From Metamaterials to Micromorphic Continua: A Spectral and K-Theoretic Approach to Topological Elasticity

Topological phases are usually discussed in the context of discrete lattice systems, where band gaps and Bloch theory allow for K-theoretic classification. In elasticity, however, classical homogeneous continua are gapless and therefore topologically trivial. Enriched models such as Cosserat or relaxed-micromorphic elasticity introduce internal degrees of freedom that generate optical gaps and reopen the possibility of strong topological phases. In this talk I present a rigorous operator-theoretic framework for comparing a band-gap metamaterial with its homogeneous micromorphic counterpart.
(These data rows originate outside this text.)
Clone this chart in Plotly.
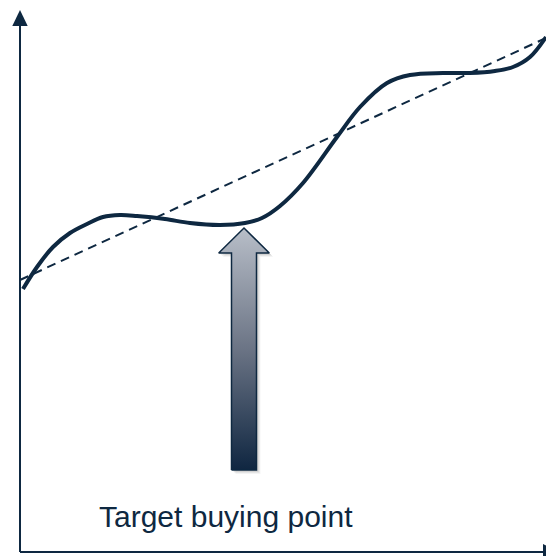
import plotly.graph_objects as go

NAVY = "#0e2841"

# Price curve (x = time, y = price)
curve_x = [3, 17, 33, 50, 67, 83, 100, 117, 145, 170, 200, 225, 242, 260, 283, 317, 340, 367, 390, 423, 450, 475, 493, 510, 526]
curve_y = [263, 285, 305, 319, 328, 335, 337, 336, 333, 329, 327, 329, 334, 346, 369, 415, 445, 469, 477, 479, 479, 481, 485, 495, 515]

# Trend line end points
trend_x = [0, 526]
trend_y = [272, 514]

# Target buying point arrow
target_x = 224
arrow_tip = 324
arrow_base = 82
label = "Target buying point"

W, H = 546, 556
X0, Y0 = 20, 552  # pixel position of origin

fig = go.Figure()

# arrow polygon
shaft_half = 12.5
head_half = 25.3
head_len = 25
ax = [target_x - shaft_half, target_x - shaft_half, target_x - head_half, target_x,
      target_x + head_half, target_x + shaft_half, target_x + shaft_half, target_x - shaft_half]
ay = [arrow_base, arrow_tip - head_len, arrow_tip - head_len, arrow_tip,
      arrow_tip - head_len, arrow_tip - head_len, arrow_base, arrow_base]

# soft shadow
for off, op in [(4, 0.06), (3, 0.08), (2, 0.10)]:
    fig.add_trace(go.Scatter(x=[v + off for v in ax], y=[v - off for v in ay], mode="lines",
                             fill="toself", fillcolor=f"rgba(60,60,60,{op})",
                             line=dict(width=0), hoverinfo="skip", showlegend=False))

fig.add_trace(go.Scatter(
    x=ax, y=ay, mode="lines", fill="toself",
    fillgradient=dict(type="vertical", start=arrow_base, stop=arrow_tip,
                      colorscale=[[0, "#0f2641"], [0.5, "#6b7485"], [1, "#b8bec8"]]),
    line=dict(color=NAVY, width=1.5), hoverinfo="skip", showlegend=False))

# trend line
fig.add_trace(go.Scatter(x=trend_x, y=trend_y, mode="lines",
                         line=dict(color=NAVY, width=2, dash="9px,6px"),
                         hoverinfo="skip", showlegend=False))

# curve
fig.add_trace(go.Scatter(x=curve_x, y=curve_y, mode="lines",
                         line=dict(color=NAVY, width=4, shape="spline", smoothing=1.0),
                         hoverinfo="skip", showlegend=False))

# axes with arrows
shapes = [
    dict(type="line", x0=0, x1=0, y0=0, y1=552 - 26, line=dict(color=NAVY, width=2), xref="x", yref="y"),
    dict(type="path", path=f"M -7.7,{552-26} L 7.7,{552-26} L 0,{552-10} Z",
         fillcolor=NAVY, line=dict(color=NAVY, width=0), xref="x", yref="y"),
    dict(type="line", x0=0, x1=526, y0=0, y1=0, line=dict(color=NAVY, width=2), xref="x", yref="y"),
    dict(type="path", path=f"M 523,{552-544} L 523,{552-560} L 540,0 Z",
         fillcolor=NAVY, line=dict(color=NAVY, width=0), xref="x", yref="y"),
]

fig.add_annotation(x=target_x - 18, y=552 - 516, text=label, showarrow=False,
                   font=dict(family="Liberation Sans, Arial", size=30, color=NAVY),
                   xanchor="center", yanchor="middle")

fig.update_layout(
    width=W, height=H, margin=dict(l=0, r=0, t=0, b=0),
    paper_bgcolor="white", plot_bgcolor="white",
    xaxis=dict(range=[-X0, W - X0], visible=False, fixedrange=True),
    yaxis=dict(range=[Y0 - H, Y0], visible=False, fixedrange=True),
    shapes=shapes, showlegend=False,
)

fig.write_html("out.html", config={"displayModeBar": False},
               post_script="document.body.style.margin='0';document.body.style.overflow='hidden';")
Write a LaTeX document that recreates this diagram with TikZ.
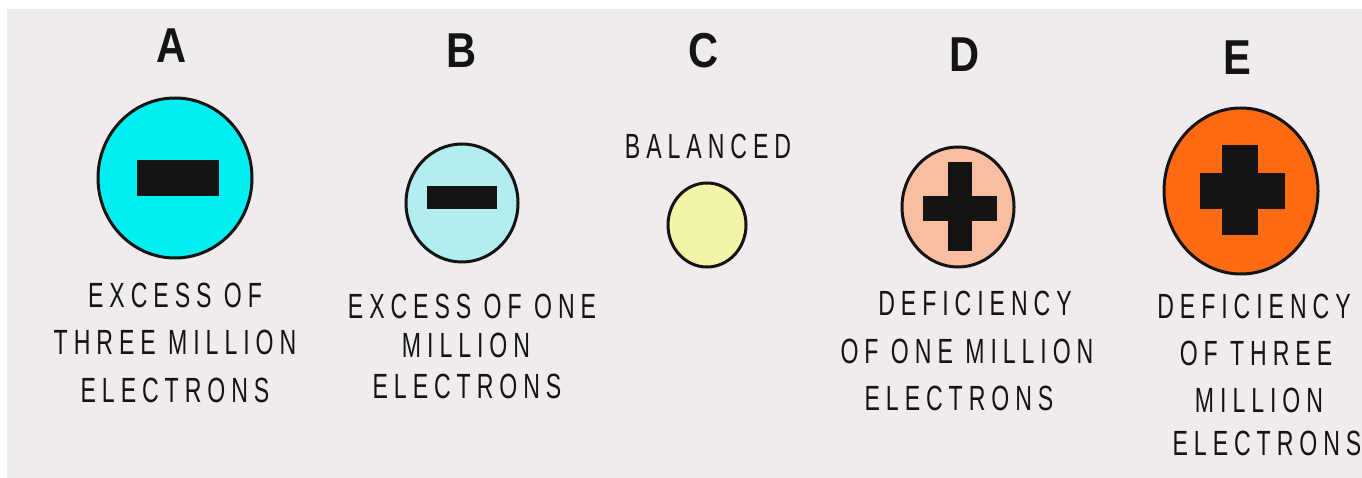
\documentclass[tikz,border=0pt]{standalone}
\usepackage{fontspec}
\newfontfamily\lblfont[FakeStretch=0.66,LetterSpace=17]{Liberation Sans}
\newfontfamily\capfont[FakeStretch=0.85]{Liberation Sans}
\definecolor{bgc}{HTML}{EFEBEE}
\definecolor{cA}{HTML}{00F0F2}
\definecolor{cB}{HTML}{B2EEF0}
\definecolor{cC}{HTML}{F2F5A8}
\definecolor{cD}{HTML}{F8BEA2}
\definecolor{cE}{HTML}{FF6A12}
\definecolor{ink}{HTML}{141414}
\usetikzlibrary{shapes.geometric}
\tikzset{
  lbl/.style={anchor=base, inner sep=0pt, text=ink, font=\lblfont\fontsize{35}{35}\selectfont},
  head/.style={anchor=base, inner sep=0pt, text=ink, font=\capfont\bfseries\fontsize{49}{49}\selectfont},
  ball/.style={draw=ink, line width=3pt, ellipse, inner sep=0pt},
  bar/.style={fill=ink, draw=none, rectangle, inner sep=0pt}
}
\begin{document}
\begin{tikzpicture}[x=1pt,y=-1pt]
\useasboundingbox (0,0) rectangle (1362,478);
\fill[white] (0,0) rectangle (1362,478);
\fill[bgc] (7,9) rectangle (1362,478);

% headings
\node[head] (hA) at (172,63) {A};
\node[head] (hB) at (462,68) {B};
\node[head] (hC) at (704,68) {C};
\node[head] (hD) at (965,72) {D};
\node[head] (hE) at (1237,75) {E};

% A
\node[ball, fill=cA, minimum width=154pt, minimum height=160pt] (bA) at (175,178) {};
\node[bar, minimum width=82pt, minimum height=36pt] (mA) at (178,178) {};
\node[lbl] (a1) at (175,307) {EXCESS OF};
\node[lbl] (a2) at (175,354) {THREE MILLION};
\node[lbl] (a3) at (175,402) {ELECTRONS};

% B
\node[ball, fill=cB, minimum width=112pt, minimum height=118pt] (bB) at (462,203) {};
\node[bar, minimum width=70pt, minimum height=23pt] (mB) at (462,198) {};
\node[lbl] (b1) at (472,318) {EXCESS OF ONE};
\node[lbl] (b2) at (466,357) {MILLION};
\node[lbl] (b3) at (467,398) {ELECTRONS};

% C
\node[lbl] (c1) at (708,159) {BALANCED};
\node[ball, fill=cC, minimum width=78pt, minimum height=84pt] (bC) at (707,225) {};

% D
\node[ball, fill=cD, minimum width=112pt, minimum height=120pt] (bD) at (958,207) {};
\node[bar, minimum width=74pt, minimum height=25pt] (pDh) at (960,209) {};
\node[bar, minimum width=24pt, minimum height=89pt] (pDv) at (960,207) {};
\node[lbl] (d1) at (975,315) {DEFICIENCY};
\node[lbl] (d2) at (967,363) {OF ONE MILLION};
\node[lbl] (d3) at (959,410) {ELECTRONS};

% E
\node[ball, fill=cE, minimum width=154pt, minimum height=166pt] (bE) at (1241,191) {};
\node[bar, minimum width=85pt, minimum height=36pt] (pEh) at (1242,191) {};
\node[bar, minimum width=36pt, minimum height=90pt] (pEv) at (1240,190) {};
\node[lbl] (e1) at (1254,318) {DEFICIENCY};
\node[lbl] (e2) at (1256,365) {OF THREE};
\node[lbl] (e3) at (1259,412) {MILLION};
\node[lbl] (e4) at (1267,455) {ELECTRONS};
\end{tikzpicture}
\end{document}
Because the enriched model acts on a larger Hilbert space, the relevant subspaces must be selected spectrally via Riesz projections rather than by fixed coordinate decompositions. This leads to a cluster-dependent identification of Hilbert spaces and a stable notion of bulk topological equivalence. I will explain how groupoid C^*-algebras provide the natural compactification of continuous momentum space and yield bulk–boundary and bulk–defect correspondences. In chiral micromorphic media, integrating out optical modes generates effective Chern–Simons terms, linking bulk invariants to protected surface waves. The goal is to clarify when homogenised enriched continua genuinely retain the strong topological content of the underlying metamaterial.